Now, I take a fair amount of a, say, Steve Pinker with a grain of salt. I do that with basically anything Randy Tannehill says. But someone like a Matthew Ridley points out what is the "baby" of a reasonable evolutionary psychology after you throw out the bathwater.

Point is, if, to use crude shorthand and a hand-drawn syllogism, if:
A. The mind is the brain
B. Evolution is a scientifically demostrated theoy, then
C. Ergo, some version of ev psych must be true.

Now, on to the details of those links.

First, I’ve blogged about the difference between evolutionary psychology and Evolutionary Psychology.

Second, here’s some clear evidence of internal physiological constraint on emotional tendencies — this constraint being genetic. MAOA gene correlates with strong tendency to antisocial behavior.

Third, not all emotional “locking in” of an internal emotional thermostat is genetic. Though.. For example, look at the effects of brain trauma on psychopathy.

Fourth, Orwell aside, let’s remember that some identical twins are more identical than others. Nature and the womb environment can reinforce each other.

Let me get more explicit with this emotional thermostat metaphor.

Your home or office thermostat, if set at, for example, 70 degrees, will kick in between 68 and 72. So, that thermostat is not locked on a single point. But yours may be set at 70 and mine at 68. So, I run “cooler,” which in this case would be leaning toward the pessimistic rather than optimistic view of life. Where’s the “center point”? That’s subjective. My “realism” may be your “pessimism.”
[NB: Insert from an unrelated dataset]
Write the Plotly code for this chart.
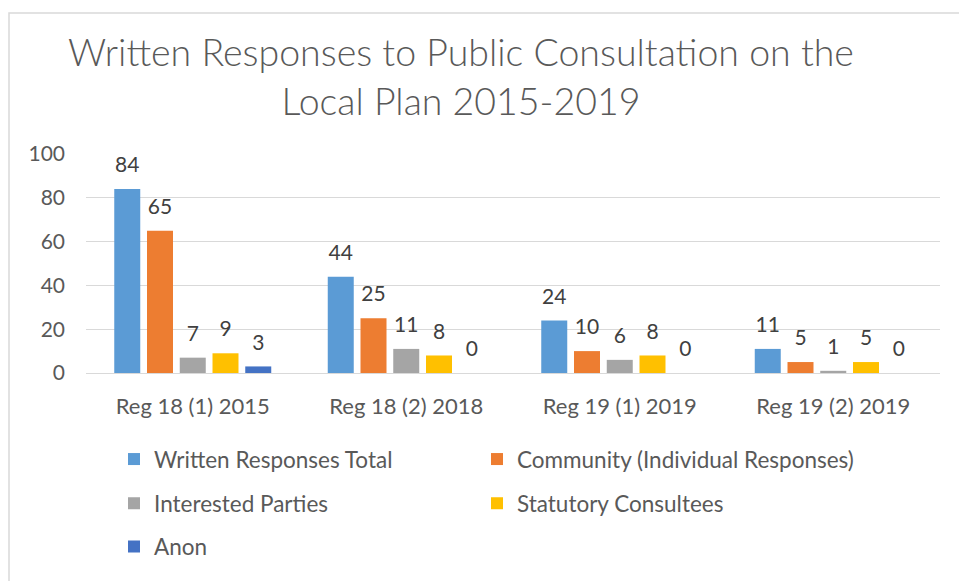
import plotly.graph_objects as go

categories = ["Reg 18 (1) 2015", "Reg 18 (2) 2018", "Reg 19 (1) 2019", "Reg 19 (2) 2019"]
written_total = [84, 44, 24, 11]
community = [65, 25, 10, 5]
interested = [7, 11, 6, 1]
statutory = [9, 8, 8, 5]
anon = [3, 0, 0, 0]

series_names = [
    "Written Responses Total",
    "Community (Individual Responses)",
    "Interested Parties",
    "Statutory Consultees",
    "Anon",
]
series_values = [written_total, community, interested, statutory, anon]
colors = ["#5B9BD5", "#ED7D31", "#A5A5A5", "#FFC000", "#4472C4"]
legend_ids = ["legend", "legend2", "legend3", "legend4", "legend5"]

FONT = "Lato, 'Open Sans', sans-serif"
TEXT_COLOR = "#595959"
LABEL_PAD = 4.5  # gap (in axis units) between bar top and its data label

fig = go.Figure()
for i, (name, vals, col, lg) in enumerate(zip(series_names, series_values, colors, legend_ids)):
    fig.add_trace(go.Bar(
        x=categories, y=vals, name=name, marker_color=col,
        marker_line_width=0, offsetgroup=str(i), legend=lg,
    ))
for i, vals in enumerate(series_values):
    fig.add_trace(go.Bar(
        x=categories, y=[LABEL_PAD] * len(vals), base=vals,
        marker_color="rgba(0,0,0,0)", marker_line_width=0,
        text=[str(v) for v in vals], textposition="outside",
        textfont=dict(family=FONT, size=21, color="#404040"),
        constraintext="none", cliponaxis=False,
        offsetgroup=str(i), showlegend=False, hoverinfo="skip",
    ))

W, H = 959, 581
ml, mr, mt, mb = 86, 19, 154, 204
pw, ph = W - ml - mr, H - mt - mb

def px2x(px):
    return (px - ml) / pw

def px2y(py):
    return (H - mb - py) / ph

legend_common = dict(
    orientation="v",
    font=dict(family=FONT, size=22.5, color=TEXT_COLOR),
    bgcolor="rgba(0,0,0,0)", xanchor="left", yanchor="middle",
    itemclick=False, itemdoubleclick=False,
)
col_x = [114, 477]
row_y = [465, 510, 554]
legend_pos = [(0, 0), (1, 0), (0, 1), (1, 1), (0, 2)]
legends = {}
for lg, (c, r) in zip(legend_ids, legend_pos):
    legends[lg] = dict(x=px2x(col_x[c]), y=px2y(row_y[r]), **legend_common)

fig.update_layout(
    width=W, height=H,
    margin=dict(l=ml, r=mr, t=mt, b=mb, pad=0),
    paper_bgcolor="white", plot_bgcolor="white",
    barmode="group", bargap=0.233, bargroupgap=0.206,
    title=dict(
        text="Written Responses to Public Consultation on the<br>Local Plan 2015-2019",
        font=dict(family=FONT, size=37.5, color=TEXT_COLOR, weight=300),
        x=461 / W, xanchor="center", xref="container",
        y=1 - 66 / H, yanchor="middle", yref="container",
    ),
    xaxis=dict(
        showgrid=False, showline=True, linecolor="#D9D9D9", linewidth=1,
        tickfont=dict(family=FONT, size=22, color=TEXT_COLOR),
        ticks="", ticklabelstandoff=14,
    ),
    yaxis=dict(
        range=[0, 100], dtick=20, showgrid=True, gridcolor="#D9D9D9", gridwidth=1,
        zeroline=True, zerolinecolor="#D9D9D9", zerolinewidth=1,
        tickfont=dict(family=FONT, size=21, color=TEXT_COLOR),
        ticks="", ticklabelstandoff=20,
    ),
    shapes=[dict(
        type="rect", xref="paper", yref="paper",
        x0=px2x(9), x1=px2x(W + 30), y0=px2y(H + 30), y1=px2y(10.5),
        line=dict(color="#D9D9D9", width=1.5), fillcolor="rgba(0,0,0,0)",
        layer="below",
    )],
    showlegend=True,
    **legends,
)

fig.write_html(
    "out.html",
    config={"displayModeBar": False},
    post_script="document.body.style.margin='0';document.body.style.overflow='hidden';",
)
Or, we may be both set at 70, but mine comes on between 68 and 72 and yours runs from 65 to 75. In other words, you are more emotional. I am talking here about whether you have a certain emotionaltiy and not whether you express the emotion outwardly or keep it constrained. That may be related, but it is not exactly the same thing.

Here, the question is, in medical terms, what’s “normal” and what’s “bipolar”? I have no problem with admitting the definitions are socially driven, while still saying the actual behavior is more inwardly driven.